>> Begin THE DATA

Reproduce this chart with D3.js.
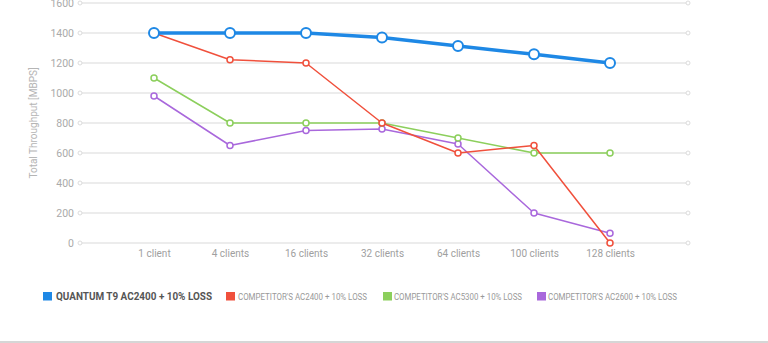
<!DOCTYPE html>
<html>
<head>
<meta charset="utf-8">
<script src="https://cdn.jsdelivr.net/npm/d3@7"></script>
<style>
  html, body { margin: 0; padding: 0; background: #fff; }
  svg { display: block; font-family: Roboto, "Noto Sans", sans-serif; }
</style>
</head>
<body>
<svg id="chart" width="768" height="343"></svg>
<script>
// Throughput per client count
const categories = ["1 client", "4 clients", "16 clients", "32 clients", "64 clients", "100 clients", "128 clients"];
const yTicks = [0, 200, 400, 600, 800, 1000, 1200, 1400, 1600];

const quantumT9 = [1400, 1400, 1400, 1370, 1313, 1258, 1200];
const compAC2400 = [1400, 1222, 1200, 800, 600, 650, 0];
const compAC5300 = [1100, 800, 800, 800, 700, 600, 600];
const compAC2600 = [980, 650, 750, 760, 660, 200, 65];

const seriesNames = [
  "QUANTUM T9 AC2400 + 10% LOSS",
  "COMPETITOR'S AC2400 + 10% LOSS",
  "COMPETITOR'S AC5300 + 10% LOSS",
  "COMPETITOR'S AC2600 + 10% LOSS"
];
const seriesColors = ["#1e88e5", "#f0503c", "#8ccf5c", "#a968dc"];

const series = [
  { name: seriesNames[0], values: quantumT9, color: seriesColors[0], main: true },
  { name: seriesNames[1], values: compAC2400, color: seriesColors[1] },
  { name: seriesNames[2], values: compAC5300, color: seriesColors[2] },
  { name: seriesNames[3], values: compAC2600, color: seriesColors[3] }
];

const svg = d3.select("#chart");

const x = d3.scalePoint().domain(categories).range([78, 686]).padding(1);
const y = d3.scaleLinear().domain([0, 1600]).range([243, 3]);

const gridLeft = 80, gridRight = 688;

// horizontal grid lines with small end caps
const grid = svg.append("g");
yTicks.forEach(t => {
  grid.append("line")
    .attr("x1", gridLeft).attr("x2", gridRight)
    .attr("y1", y(t)).attr("y2", y(t))
    .attr("stroke", "#e6e6e6").attr("stroke-width", 1.5);
  [gridLeft, gridRight].forEach(cx => {
    grid.append("circle")
      .attr("cx", cx).attr("cy", y(t)).attr("r", 2)
      .attr("fill", "#fff").attr("stroke", "#dcdcdc").attr("stroke-width", 1);
  });
});

// y axis labels
const yAxis = d3.axisLeft(y).tickValues(yTicks).tickFormat(d3.format("d")).tickSize(0).tickPadding(0);
const gy = svg.append("g").attr("transform", "translate(74,0)").call(yAxis);
gy.select(".domain").remove();
gy.selectAll("text")
  .attr("fill", "#aaaaaa").attr("font-size", 10.5)
  .attr("font-family", "Roboto, sans-serif");

// x axis labels
const xAxis = d3.axisBottom(x).tickSize(0).tickPadding(0);
const gx = svg.append("g").attr("transform", "translate(0,250)").call(xAxis);
gx.select(".domain").remove();
gx.selectAll("text")
  .attr("fill", "#a0a0a0").attr("font-size", 10)
  .attr("font-family", "Roboto, sans-serif");

// y axis title
svg.append("text")
  .attr("transform", "translate(37,123) rotate(-90)")
  .attr("text-anchor", "middle")
  .attr("fill", "#b5b5b5").attr("font-size", 10)
  .text("Total Throughput [MBPS]");

// lines, drawn so the main series sits on top
const line = d3.line().x((d, i) => x(categories[i])).y(d => y(d));
[...series].reverse().forEach(s => {
  const g = svg.append("g");
  g.append("path")
    .datum(s.values)
    .attr("d", line)
    .attr("fill", "none")
    .attr("stroke", s.color)
    .attr("stroke-width", s.main ? 3.5 : 1.5)
    .attr("stroke-linejoin", "round");
  g.selectAll("circle")
    .data(s.values)
    .join("circle")
    .attr("cx", (d, i) => x(categories[i]))
    .attr("cy", d => y(d))
    .attr("r", s.main ? 5 : 3)
    .attr("fill", "#fff")
    .attr("stroke", s.color)
    .attr("stroke-width", s.main ? 2 : 1.5);
});

// legend
const legendItems = [
  { x: 43, textX: 56, size: 11, weight: "bold", fill: "#555", width: 156 },
  { x: 226, textX: 238, size: 8.5, weight: "normal", fill: "#999", width: 129 },
  { x: 383, textX: 394, size: 8.5, weight: "normal", fill: "#999", width: 128 },
  { x: 537, textX: 548, size: 8.5, weight: "normal", fill: "#999", width: 129 }
];
const legend = svg.append("g");
series.forEach((s, i) => {
  const it = legendItems[i];
  legend.append("rect")
    .attr("x", it.x).attr("y", 292).attr("width", 9).attr("height", 8.5)
    .attr("fill", s.color);
  legend.append("text")
    .attr("x", it.textX).attr("y", 299.5)
    .attr("font-size", it.size).attr("font-weight", it.weight)
    .attr("fill", it.fill)
    .attr("textLength", it.width).attr("lengthAdjust", "spacingAndGlyphs")
    .text(s.name);
});

// bottom separator
svg.append("line")
  .attr("x1", 0).attr("x2", 768).attr("y1", 342).attr("y2", 342)
  .attr("stroke", "#d6d6d6").attr("stroke-width", 2);
</script>
</body>
</html>
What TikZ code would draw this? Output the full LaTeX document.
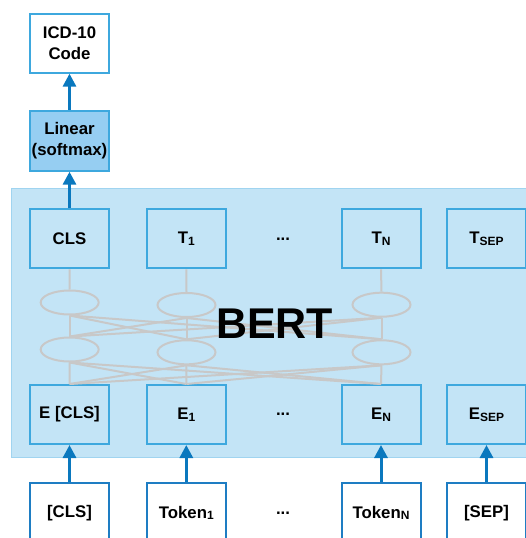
\documentclass[tikz,border=0pt]{standalone}
\usepackage{fontspec}
\setmainfont{Liberation Sans}
\usetikzlibrary{arrows.meta,shapes.geometric}
\definecolor{bertbg}{RGB}{195,228,246}
\definecolor{bertedge}{RGB}{160,212,240}
\definecolor{boxedge}{RGB}{62,168,222}
\definecolor{tokedge}{RGB}{30,125,195}
\definecolor{arrowblue}{RGB}{10,120,190}
\definecolor{linfill}{RGB}{150,206,242}
\definecolor{netgray}{RGB}{200,200,200}
\newcommand{\mysub}[1]{\raisebox{-0.2ex}{\fontsize{12}{12}\selectfont #1}}
\begin{document}
\begin{tikzpicture}[x=1pt,y=-1pt,
  boxstyle/.style={draw=boxedge, line width=2pt, minimum width=79pt, minimum height=59pt,
    inner sep=0pt, align=center, font=\bfseries\fontsize{16.8}{20.5}\selectfont},
  tokbox/.style={boxstyle, draw=tokedge, fill=white},
  plain/.style={inner sep=0pt, font=\bfseries\fontsize{16.8}{20.5}\selectfont},
  ell/.style={draw=netgray, line width=2pt, ellipse, inner sep=0pt, minimum width=58pt, minimum height=24pt},
  net/.style={draw=netgray, line width=2pt},
  arr/.style={draw=arrowblue, line width=3pt, -{Triangle[width=13pt,length=13pt]}}]
\useasboundingbox (0,0) rectangle (525,538);
% BERT background
\path[fill=bertbg, draw=bertedge, line width=1pt] (11.5,188) rectangle (540,457);
% network ellipses
\node[ell] (u1) at (69.7,302.5) {};
\node[ell] (u2) at (186.5,305) {};
\node[ell] (u3) at (381.5,304.7) {};
\node[ell] (l1) at (69.7,349.5) {};
\node[ell] (l2) at (186.5,352.3) {};
\node[ell] (l3) at (381.5,352.3) {};
% rows of boxes
\node[boxstyle] (t1) at (69.5,238.8) {CLS};
\node[boxstyle] (t2) at (186.3,238.8) {T\mysub{1}};
\node[plain] (tdots) at (283,238.8) {...};
\node[boxstyle] (t3) at (381,238.8) {T\mysub{N}};
\node[boxstyle] (t4) at (486.5,238.8) {T\mysub{SEP}};
\node[boxstyle] (e1) at (69.5,414.5) {E [CLS]};
\node[boxstyle] (e2) at (186.3,414.5) {E\mysub{1}};
\node[plain] (edots) at (283,414.5) {...};
\node[boxstyle] (e3) at (381,414.5) {E\mysub{N}};
\node[boxstyle] (e4) at (486.5,414.5) {E\mysub{SEP}};
\node[tokbox] (k1) at (69.5,512.8) {[CLS]};
\node[tokbox] (k2) at (186.3,512.8) {Token\mysub{1}};
\node[plain] (kdots) at (283,512.8) {...};
\node[tokbox] (k3) at (381,512.8) {Token\mysub{N}};
\node[tokbox] (k4) at (486.5,512.8) {[SEP]};
\node[boxstyle, fill=white, minimum height=58.7pt] (icd) at (69.5,43.3) {ICD-10\\Code};
\node[boxstyle, fill=linfill, minimum height=60pt] (lin) at (69.5,140.7) {Linear\\(softmax)};
% network lines
\foreach \i in {1,2,3}{
  \draw[net] (t\i.south) -- (u\i.north);
  \foreach \j in {1,2,3}{
    \draw[net] (u\i.south) -- (l\j.north);
    \draw[net] (l\i.south) -- (e\j.north);
  }
}
\node[font=\bfseries\fontsize{43}{43}\selectfont, inner sep=0pt] (bert) at (274.7,323.5) {BERT};
% arrows
\draw[arr] (lin.north) -- (icd.south);
\draw[arr] (t1.north) -- (lin.south);
\draw[arr] (k1.north) -- (e1.south);
\draw[arr] (k2.north) -- (e2.south);
\draw[arr] (k3.north) -- (e3.south);
\draw[arr] (k4.north) -- (e4.south);
\end{tikzpicture}
\end{document}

>> End THE DATA

SHORT PROBLEM
Everything from the first line of the records through the line containing "1200, 1400, 1600];" should be reproduced exactly, apart from the pictures.

WRITTEN RESPONSE
Reproduce this chart with D3.js.
<!DOCTYPE html>
<html>
<head>
<meta charset="utf-8">
<script src="https://cdn.jsdelivr.net/npm/d3@7"></script>
<style>
  html, body { margin: 0; padding: 0; background: #fff; }
  svg { display: block; font-family: Roboto, "Noto Sans", sans-serif; }
</style>
</head>
<body>
<svg id="chart" width="768" height="343"></svg>
<script>
// Throughput per client count
const categories = ["1 client", "4 clients", "16 clients", "32 clients", "64 clients", "100 clients", "128 clients"];
const yTicks = [0, 200, 400, 600, 800, 1000, 1200, 1400, 1600];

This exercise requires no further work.